_Extracted records_:
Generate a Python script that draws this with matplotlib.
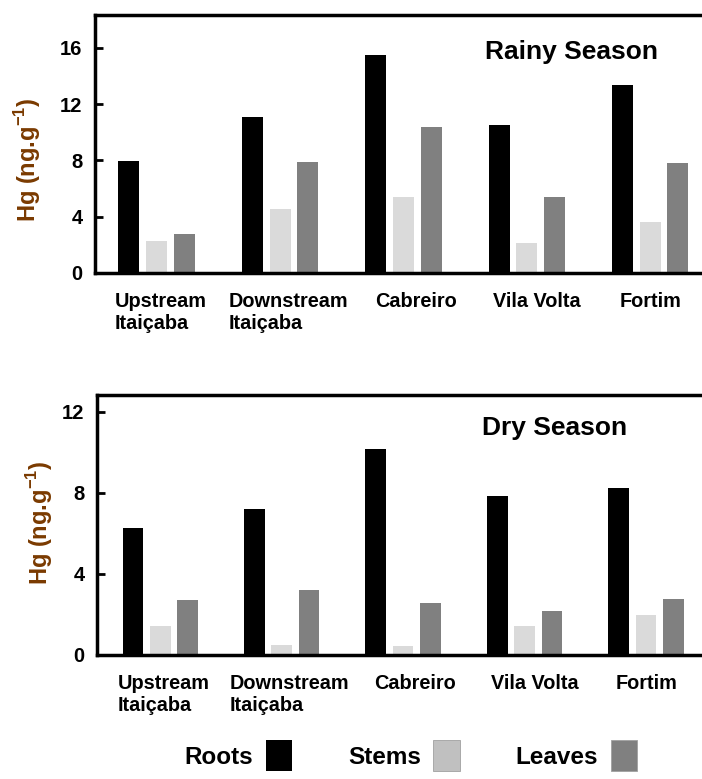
"""Hg concentrations in roots, stems and leaves along the river, rainy vs dry season."""
import numpy as np
import matplotlib
matplotlib.use("Agg")
import matplotlib.pyplot as plt
from matplotlib.patches import Patch

plt.rcParams["font.family"] = ["Liberation Sans", "DejaVu Sans"]
plt.rcParams["font.weight"] = "bold"
plt.rcParams["mathtext.fontset"] = "custom"
plt.rcParams["mathtext.rm"] = "Liberation Sans:bold"
plt.rcParams["mathtext.bf"] = "Liberation Sans:bold"

SITES = ["Upstream\nItaiçaba", "Downstream\nItaiçaba", "Cabreiro", "Vila Volta", "Fortim"]
PARTS = ["Roots", "Stems", "Leaves"]

RAINY_ROOTS = [7.95, 11.1, 15.5, 10.5, 13.35]
RAINY_STEMS = [2.25, 4.55, 5.4, 2.15, 3.65]
RAINY_LEAVES = [2.8, 7.9, 10.4, 5.4, 7.8]

DRY_ROOTS = [6.25, 7.2, 10.15, 7.85, 8.25]
DRY_STEMS = [1.45, 0.5, 0.45, 1.45, 1.95]
DRY_LEAVES = [2.7, 3.2, 2.55, 2.15, 2.75]

BAR_COLORS = ["#000000", "#dadada", "#808080"]
LEGEND_COLORS = ["#000000", "#c0c0c0", "#808080"]
LABEL_COLOR = "#7a3a00"

# site names sit a little right of their bar groups
LABEL_SHIFT = [0.03, 0.065, 0.1, 0.08, 0.0]


def draw_panel(ax, series, title, yticks, ylim, xlim, title_xy, label_xy):
    x = np.arange(len(SITES))
    width = 0.17
    step = 0.225
    for i, (vals, color) in enumerate(zip(series, BAR_COLORS)):
        ax.bar(x + (i - 1) * step, vals, width, color=color, edgecolor="none")

    ax.set_xlim(*xlim)
    ax.set_ylim(*ylim)
    ax.set_yticks(yticks)
    ax.set_xticks(x + np.array(LABEL_SHIFT))
    ax.set_xticklabels(SITES, fontsize=14.3, fontweight="bold", multialignment="left")
    ax.tick_params(axis="x", length=0, pad=14)
    ax.tick_params(axis="y", direction="in", length=6, width=2, pad=9,
                   labelsize=14.5)
    for lbl in ax.get_yticklabels():
        lbl.set_fontweight("bold")

    for side in ("left", "top", "bottom"):
        ax.spines[side].set_linewidth(2.5)
    ax.spines["right"].set_visible(False)

    ax.set_ylabel(r"Hg (ng.g$^{\mathbf{-1}}$)", fontsize=17,
                  fontweight="bold", color=LABEL_COLOR)
    ax.yaxis.set_label_coords(*label_xy)

    ax.text(title_xy[0], title_xy[1], title, transform=ax.transAxes,
            ha="left", va="center", fontsize=19, fontweight="bold")


fig = plt.figure(figsize=(7.02, 7.79), dpi=100)
ax_top = fig.add_axes([0.1353, 0.6496, 0.8647, 0.3312])
ax_bot = fig.add_axes([0.1382, 0.1592, 0.8618, 0.3338])

draw_panel(ax_top, [RAINY_ROOTS, RAINY_STEMS, RAINY_LEAVES], "Rainy Season",
           [0, 4, 8, 12, 16], (0, 18.35), (-0.5, 4.42),
           (0.6425, 0.857), (-0.086, 0.438))
draw_panel(ax_bot, [DRY_ROOTS, DRY_STEMS, DRY_LEAVES], "Dry Season",
           [0, 4, 8, 12], (0, 12.84), (-0.52, 4.46),
           (0.636, 0.873), (-0.07, 0.508))

handles = [Patch(facecolor=c, edgecolor="#a0a0a0" if c != "#000000" else "none",
                 linewidth=0.6) for c in LEGEND_COLORS]
fig.legend(handles, PARTS, loc="center", bbox_to_anchor=(0.5855, 0.03),
           ncol=3, frameon=False, markerfirst=False,
           handlelength=1.1, handleheight=1.6, handletextpad=0.5,
           columnspacing=2.3, borderpad=0,
           prop={"weight": "bold", "size": 17.5})

fig.savefig("out.png", dpi=100)
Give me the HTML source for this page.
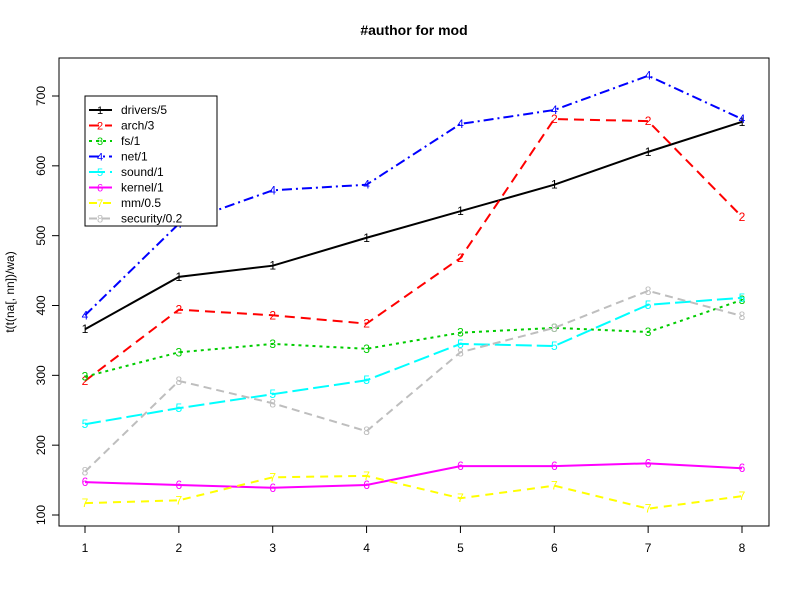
<!DOCTYPE html>
<html><head><meta charset="utf-8"><style>
body{margin:0;background:#fff;font-family:"Liberation Sans",sans-serif}
svg text{font-family:"Liberation Sans",sans-serif}
</style></head><body>
<svg id="chart" width="800" height="600">
<rect width="800" height="600" fill="#fff"/>
<text x="414" y="35" text-anchor="middle" font-weight="bold" font-size="14">#author for mod</text>
<rect x="59" y="58" width="710" height="468" fill="none" stroke="#000"/>
<text transform="translate(14,292) rotate(-90)" text-anchor="middle" font-size="12">t(t(na[, nn])/wa)</text>
<g id="axes"></g><g id="series"></g><g id="legend"></g>
</svg>
<script>
const categories=[1,2,3,4,5,6,7,8];
const yTicks=[100,200,300,400,500,600,700];
const seriesNames=["drivers/5","arch/3","fs/1","net/1","sound/1","kernel/1","mm/0.5","security/0.2"];
const drivers=[366,441,457,497,535,573,620,663];
const arch=[292,394,386,374,468,667,664,527];
const fs=[298,333,345,338,361,368,362,408];
const net=[386,517,565,573,660,680,729,667];
const sound=[230,253,273,293,345,342,401,411];
const kernel=[147,143,139,143,170,170,174,167];
const mm=[117,121,154,156,124,142,109,127];
const security=[162,292,260,220,333,368,421,385];
const seriesValues=[drivers,arch,fs,net,sound,kernel,mm,security];
const colors=["#000","#f00","#0c0","#00f","#0ff","#f0f","#ff0","#bebebe"];
const dashes=["","10,6","3,4","10,4,2,4","16,5","","8,6","8,5"];
const NS="http://www.w3.org/2000/svg";
const X=v=>85+(v-1)*(742-85)/7;
const Y=v=>515-(v-100)*(515-96)/600;
function mk(t,a,p){const e=document.createElementNS(NS,t);for(const k in a)e.setAttribute(k,a[k]);p.appendChild(e);return e;}
const ax=document.getElementById('axes');
mk('line',{x1:X(1),x2:X(8),y1:526,y2:526,stroke:'#000'},ax);
categories.forEach(c=>{
  const t=mk('line',{x1:X(c),x2:X(c),y1:526,y2:533,stroke:'#000'},ax);
  
  
  const l=mk('text',{x:X(c),y:552,'text-anchor':'middle','font-size':12},ax);l.textContent=c;
  
  
});
mk('line',{x1:59,x2:59,y1:Y(100),y2:Y(700),stroke:'#000'},ax);
yTicks.forEach(v=>{
  const t=mk('line',{x1:52,x2:59,y1:Y(v),y2:Y(v),stroke:'#000'},ax);
  
  
  const l=mk('text',{transform:`translate(45,${Y(v)}) rotate(-90)`,'text-anchor':'middle','font-size':12},ax);l.textContent=v;
  
  
});
const sg=document.getElementById('series');
seriesValues.forEach((vals,i)=>{
  const g=mk('g',{},sg);
  
  
  const pts=vals.map((v,j)=>X(categories[j])+','+Y(v)).join(' ');
  mk('polyline',{points:pts,fill:'none',stroke:colors[i],'stroke-width':2,'stroke-dasharray':dashes[i]},g);
  vals.forEach((v,j)=>{
    const t=mk('text',{x:X(categories[j]),y:Y(v)+4,'text-anchor':'middle','font-size':12,fill:colors[i]},g);
    t.textContent=i+1;
    
    
  });
});
const lg=document.getElementById('legend');


mk('rect',{x:85,y:96,width:132,height:130,fill:'#fff',stroke:'#000'},lg);
seriesNames.forEach((n,i)=>{
  const y=110+i*15.5;
  const e=mk('g',{},lg);
  
  
  mk('line',{x1:89,x2:112,y1:y,y2:y,stroke:colors[i],'stroke-width':2,'stroke-dasharray':dashes[i]},e);
  const d=mk('text',{x:100,y:y+4,'text-anchor':'middle','font-size':11,fill:colors[i]},e);d.textContent=i+1;
  const t=mk('text',{x:121,y:y+4,'font-size':12},e);t.textContent=n;
});
</script>
</body></html>
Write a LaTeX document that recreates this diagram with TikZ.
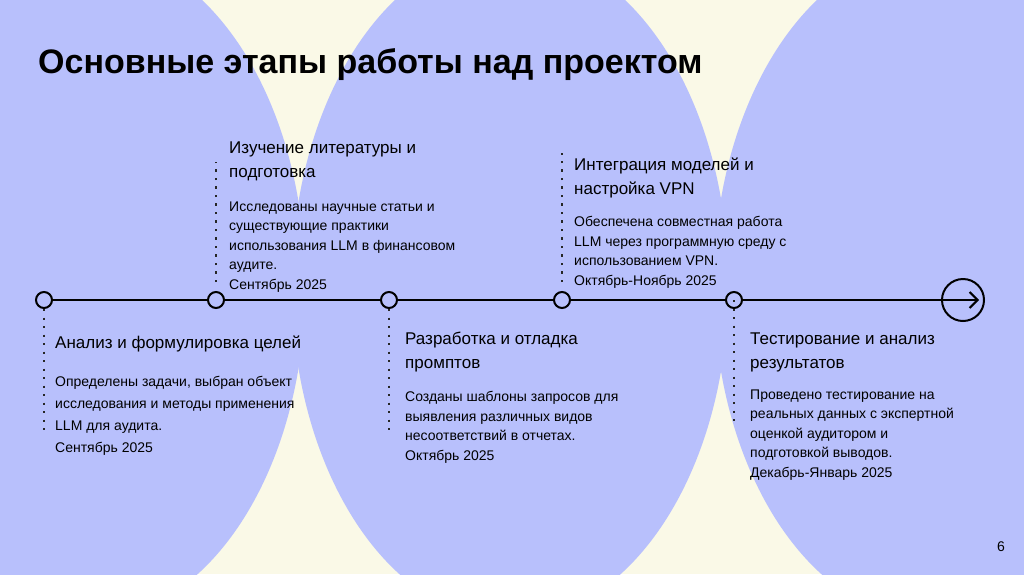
\documentclass[tikz,border=0pt]{standalone}
\usepackage{fontspec}
\setmainfont{Liberation Sans}
\usetikzlibrary{arrows.meta,positioning}
\definecolor{bgblue}{RGB}{184,192,252}
\definecolor{bgcream}{RGB}{250,249,231}
\tikzset{
    stage/.style = {circle, draw=black, fill=bgblue, line width=2pt, minimum size=16pt, inner sep=0pt},
    timeline/.style = {line width=2pt, draw=black},
    dots/.style = {line width=2.2pt, dash pattern=on 2.2pt off 6.3pt, draw=black!85},
    head/.style = {anchor=base west, align=left, inner sep=0pt, font=\fontsize{17}{24}\selectfont},
    body/.style = {anchor=base west, align=left, inner sep=0pt, font=\fontsize{14}{19.5}\selectfont},
}
\begin{document}
\begin{tikzpicture}[x=1pt, y=-1pt]
    \useasboundingbox (0,0) rectangle (1024,574);
    % background
    \begin{scope}
        \clip (0,0) rectangle (1024,574);
        \fill[bgcream] (0,0) rectangle (1024,574);
        \fill[bgblue] (87,285) ellipse [x radius=218.3pt, y radius=335.3pt];
        \fill[bgblue] (510,285) ellipse [x radius=218.3pt, y radius=335.3pt];
        \fill[bgblue] (932,285) ellipse [x radius=218.3pt, y radius=335.3pt];
    \end{scope}
    % title
    \node[anchor=base west, inner sep=0pt, font=\fontsize{34}{40}\selectfont\bfseries] (title) at (38,73) {Основные этапы работы над проектом};
    % timeline
    \node[stage] (c1) at (44,300) {};
    \node[stage] (c2) at (216,300) {};
    \node[stage] (c3) at (389,300) {};
    \node[stage] (c4) at (562,300) {};
    \node[stage] (c5) at (734,300) {};
    \node[circle, draw=black, line width=2pt, minimum size=42pt, inner sep=0pt] (end) at (963,300) {};
    \coordinate (tip) at (979,300);
    \draw[timeline] (c1) -- (c2);
    \draw[timeline] (c2) -- (c3);
    \draw[timeline] (c3) -- (c4);
    \draw[timeline] (c4) -- (c5);
    \draw[timeline, -{Straight Barb[length=8pt, width=16pt, line width=2pt]}] (c5) -- (tip);
    % dotted leaders
    \coordinate (d1) at (44,433);
    \coordinate (d2) at (216,162);
    \coordinate (d3) at (389,433);
    \coordinate (d4) at (562,153);
    \coordinate (d5) at (734,424);
    \draw[dots] (c1.south) -- (d1);
    \draw[dots] ([yshift=9pt]c2.north) -- (d2);
    \draw[dots] (c3.south) -- (d3);
    \draw[dots] ([yshift=9pt]c4.north) -- (d4);
    \draw[dots] (c5.center) -- (d5);
    % stage texts (anchored at the baseline of the last line)
    \node[head] (h1) at (55,348) {Анализ и формулировка целей};
    \node[body, font=\fontsize{14}{22}\selectfont] (b1) at (55,452) {Определены задачи, выбран объект\\исследования и методы применения\\LLM для аудита.\\Сентябрь 2025};
    \node[head] (h2) at (229,177) {Изучение литературы и\\подготовка};
    \node[body] (b2) at (229,289) {Исследованы научные статьи и\\существующие практики\\использования LLM в финансовом\\аудите.\\Сентябрь 2025};
    \node[head] (h3) at (405,368) {Разработка и отладка\\промптов};
    \node[body] (b3) at (405,460) {Созданы шаблоны запросов для\\выявления различных видов\\несоответствий в отчетах.\\Октябрь 2025};
    \node[head] (h4) at (574,194) {Интеграция моделей и\\настройка VPN};
    \node[body] (b4) at (574,285) {Обеспечена совместная работа\\LLM через программную среду с\\использованием VPN.\\Октябрь-Ноябрь 2025};
    \node[head] (h5) at (750,368) {Тестирование и анализ\\результатов};
    \node[body] (b5) at (750,477) {Проведено тестирование на\\реальных данных с экспертной\\оценкой аудитором и\\подготовкой выводов.\\Декабрь-Январь 2025};
    % page number
    \node[anchor=base east, inner sep=0pt, font=\fontsize{14}{16}\selectfont] (pnum) at (1005,551) {6};
\end{tikzpicture}
\end{document}
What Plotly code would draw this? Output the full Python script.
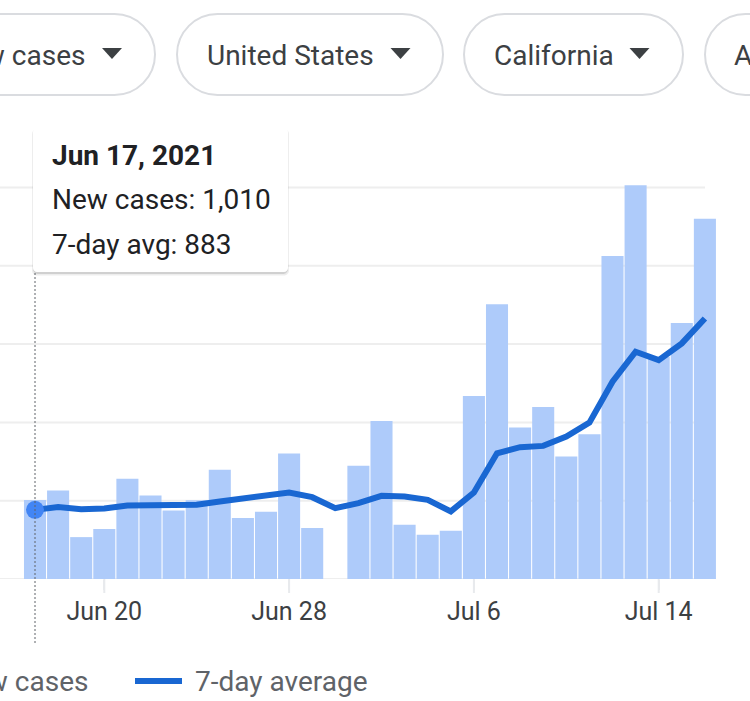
import plotly.graph_objects as go
import pandas as pd

# ---------------- data ----------------
dates = ["2021-06-17", "2021-06-18", "2021-06-19", "2021-06-20", "2021-06-21", "2021-06-22",
         "2021-06-23", "2021-06-24", "2021-06-25", "2021-06-26", "2021-06-27", "2021-06-28",
         "2021-06-29", "2021-06-30", "2021-07-01", "2021-07-02", "2021-07-03", "2021-07-04",
         "2021-07-05", "2021-07-06", "2021-07-07", "2021-07-08", "2021-07-09", "2021-07-10",
         "2021-07-11", "2021-07-12", "2021-07-13", "2021-07-14", "2021-07-15", "2021-07-16"]
new_cases = [1010, 1130, 535, 637, 1279, 1067, 875, 1007, 1394, 778, 858, 1602,
             650, None, 1445, 2019, 693, 565, 616, 2337, 3510, 1934, 2197, 1564,
             1849, 4125, 5030, 2840, 3270, 4600]
avg_7day = [883, 918, 892, 901, 939, 948, 948, 948, 990, 1024, 1054, 1105,
            1045, 905, 969, 1062, 1054, 1011, 863, 1105, 1606, 1683, 1700, 1819,
            1997, 2520, 2903, 2796, 3009, 3328]
tick_vals = ["2021-06-20", "2021-06-28", "2021-07-06", "2021-07-14"]
tick_text = ["Jun 20", "Jun 28", "Jul 6", "Jul 14"]
grid_vals = [0, 1000, 2000, 3000, 4000, 5000]
filters = ["New cases", "United States", "California", "A"]
legend_labels = ["New cases", "7-day average"]
tooltip_title = "Jun 17, 2021"
tooltip_lines = ["New cases: 1,010", "7-day avg: 883"]

# ---------------- layout geometry ----------------
W, H = 750, 701
M_T, M_B = 180, 122
PH = H - M_T - M_B
BASE = M_T + PH
PX_PER_DAY = 23.1
FIRST_PX = 35.0

BAR_C = "#aecbfa"
LINE_C = "#1967d2"
DOT_C = "#4285f4"
GRID_C = "#eeeeee"
TEXT_C = "#3c4043"
LEG_C = "#5f6368"
BORDER_C = "#dadce0"
TICK_C = "#e8eaed"


def px_x(px):
    return px / W


def px_y(py):
    return (BASE - py) / PH


def P(x, y):
    return f"{px_x(x):.5f},{px_y(y):.5f}"


def rr_path(x0, y0, x1, y1, r):
    k = 0.5523 * r
    return (f"M{P(x0 + r, y0)} L{P(x1 - r, y0)} "
            f"C{P(x1 - r + k, y0)} {P(x1, y0 + r - k)} {P(x1, y0 + r)} "
            f"L{P(x1, y1 - r)} "
            f"C{P(x1, y1 - r + k)} {P(x1 - r + k, y1)} {P(x1 - r, y1)} "
            f"L{P(x0 + r, y1)} "
            f"C{P(x0 + r - k, y1)} {P(x0, y1 - r + k)} {P(x0, y1 - r)} "
            f"L{P(x0, y0 + r)} "
            f"C{P(x0, y0 + r - k)} {P(x0 + r - k, y0)} {P(x0 + r, y0)} Z")


d0 = pd.Timestamp(dates[0])
x_start = d0 - pd.Timedelta(days=FIRST_PX / PX_PER_DAY)
x_end = d0 + pd.Timedelta(days=(W - FIRST_PX) / PX_PER_DAY)
y_max = PH / 78.3 * 1000

fig = go.Figure()
fig.add_trace(go.Bar(x=dates, y=new_cases, marker=dict(color=BAR_C, line=dict(width=0)),
                     name=legend_labels[0], hoverinfo="skip"))
fig.add_trace(go.Scatter(x=dates, y=avg_7day, mode="lines",
                         line=dict(color=LINE_C, width=6), name=legend_labels[1],
                         hoverinfo="skip"))
fig.add_trace(go.Scatter(x=[dates[0]], y=[avg_7day[0]], mode="markers",
                         marker=dict(color=DOT_C, size=18, line=dict(width=0)),
                         hoverinfo="skip", showlegend=False))

shapes = []
# gridlines
for v in grid_vals:
    shapes.append(dict(type="line", xref="paper", yref="y", x0=-0.01,
                       x1=px_x(716 if v == 0 else 705), y0=v, y1=v,
                       line=dict(color=GRID_C, width=2), layer="below"))
# longer tick marks
for tv in tick_vals:
    shapes.append(dict(type="line", xref="x", yref="paper", x0=tv, x1=tv,
                       y0=px_y(BASE), y1=px_y(593),
                       line=dict(color=TICK_C, width=2), layer="below"))

# dotted cursor line
shapes.append(dict(type="line", xref="x", yref="paper", x0=dates[0], x1=dates[0],
                   y0=px_y(643), y1=px_y(272),
                   line=dict(color="#5f6368", width=1, dash="2px,2px"), layer="above"))

# tooltip box with shadow
tb = (33, 128, 288, 272)
shapes.append(dict(type="path", xref="paper", yref="paper",
                   path=rr_path(tb[0] - 1, tb[1] + 1, tb[2] + 1, tb[3] + 3.5, 5),
                   fillcolor="rgba(0,0,0,0.07)", line=dict(width=0), layer="above"))
shapes.append(dict(type="path", xref="paper", yref="paper",
                   path=rr_path(tb[0], tb[1] + 1, tb[2], tb[3] + 2, 5),
                   fillcolor="rgba(0,0,0,0.12)", line=dict(width=0), layer="above"))
shapes.append(dict(type="path", xref="paper", yref="paper",
                   path=rr_path(*tb, 4), fillcolor="white",
                   line=dict(width=0), layer="above"))

# filter pills
pills = [(-130, 155), (177, 443), (464, 683), (705, 960)]
arrows = [112, 400.5, 639.5]
for (a, b) in pills:
    shapes.append(dict(type="path", xref="paper", yref="paper",
                       path=rr_path(a, 14, b, 95, 40.5), fillcolor="white",
                       line=dict(color=BORDER_C, width=2), layer="above"))
for cx in arrows:
    shapes.append(dict(type="path", xref="paper", yref="paper",
                       path=f"M{P(cx - 10, 48)} L{P(cx + 10, 48)} L{P(cx, 59)} Z",
                       fillcolor=TEXT_C, line=dict(width=0), layer="above"))

# legend swatch for line
shapes.append(dict(type="line", xref="paper", yref="paper", x0=px_x(135), x1=px_x(182),
                   y0=px_y(681), y1=px_y(681), line=dict(color=LINE_C, width=6),
                   layer="above"))

ann = []
FONT = "Roboto, Arial, sans-serif"
# filter texts
ann.append(dict(text=filters[0], x=px_x(87), xanchor="right", y=px_y(55), yanchor="middle"))
ann.append(dict(text=filters[1], x=px_x(205), xanchor="left", y=px_y(55), yanchor="middle"))
ann.append(dict(text=filters[2], x=px_x(492), xanchor="left", y=px_y(55), yanchor="middle"))
ann.append(dict(text=filters[3], x=px_x(732), xanchor="left", y=px_y(55), yanchor="middle"))
for a_ in ann:
    a_.update(xref="paper", yref="paper", showarrow=False,
              font=dict(family=FONT, size=28, color=TEXT_C))

# tooltip texts
ann.append(dict(text=f"<b>{tooltip_title}</b>", x=px_x(50), y=px_y(155),
                font=dict(family=FONT, size=28, color="#202124")))
ann.append(dict(text=tooltip_lines[0], x=px_x(50), y=px_y(199),
                font=dict(family=FONT, size=28, color="#202124")))
ann.append(dict(text=tooltip_lines[1], x=px_x(50), y=px_y(244),
                font=dict(family=FONT, size=28, color="#202124")))
# legend texts
ann.append(dict(text=legend_labels[0], x=px_x(90), y=px_y(681), xanchor="right",
                font=dict(family=FONT, size=28, color=LEG_C)))
ann.append(dict(text=legend_labels[1], x=px_x(193), y=px_y(681),
                font=dict(family=FONT, size=28, color=LEG_C)))
for a_ in ann[4:]:
    a_.setdefault("xanchor", "left")
    a_.update(xref="paper", yref="paper", showarrow=False, yanchor="middle")

fig.update_layout(
    width=W, height=H,
    margin=dict(l=0, r=0, t=M_T, b=M_B, pad=0),
    paper_bgcolor="white", plot_bgcolor="white",
    showlegend=False, bargap=0.045,
    shapes=shapes, annotations=ann,
    xaxis=dict(type="date", range=[x_start, x_end], tickvals=tick_vals, ticktext=tick_text,
               ticks="outside", ticklen=10, tickwidth=2, tickcolor=TICK_C,
               showgrid=False, showline=False, zeroline=False,
               tickfont=dict(family=FONT, size=25, color=TEXT_C)),
    yaxis=dict(range=[0, y_max], showgrid=False, zeroline=False, showticklabels=False,
               showline=False, ticks=""),
    hovermode=False,
)

fig.write_html("out.html", config={"displayModeBar": False})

_What you are asked to do_: Exactly restate the lines from the beginning of the data through the line with "from matplotlib.patches import Patch", and no others, keeping pictures out.

_Answer to the exercise_:
Generate a Python script that draws this with matplotlib.
"""Hg concentrations in roots, stems and leaves along the river, rainy vs dry season."""
import numpy as np
import matplotlib
matplotlib.use("Agg")
import matplotlib.pyplot as plt
from matplotlib.patches import Patch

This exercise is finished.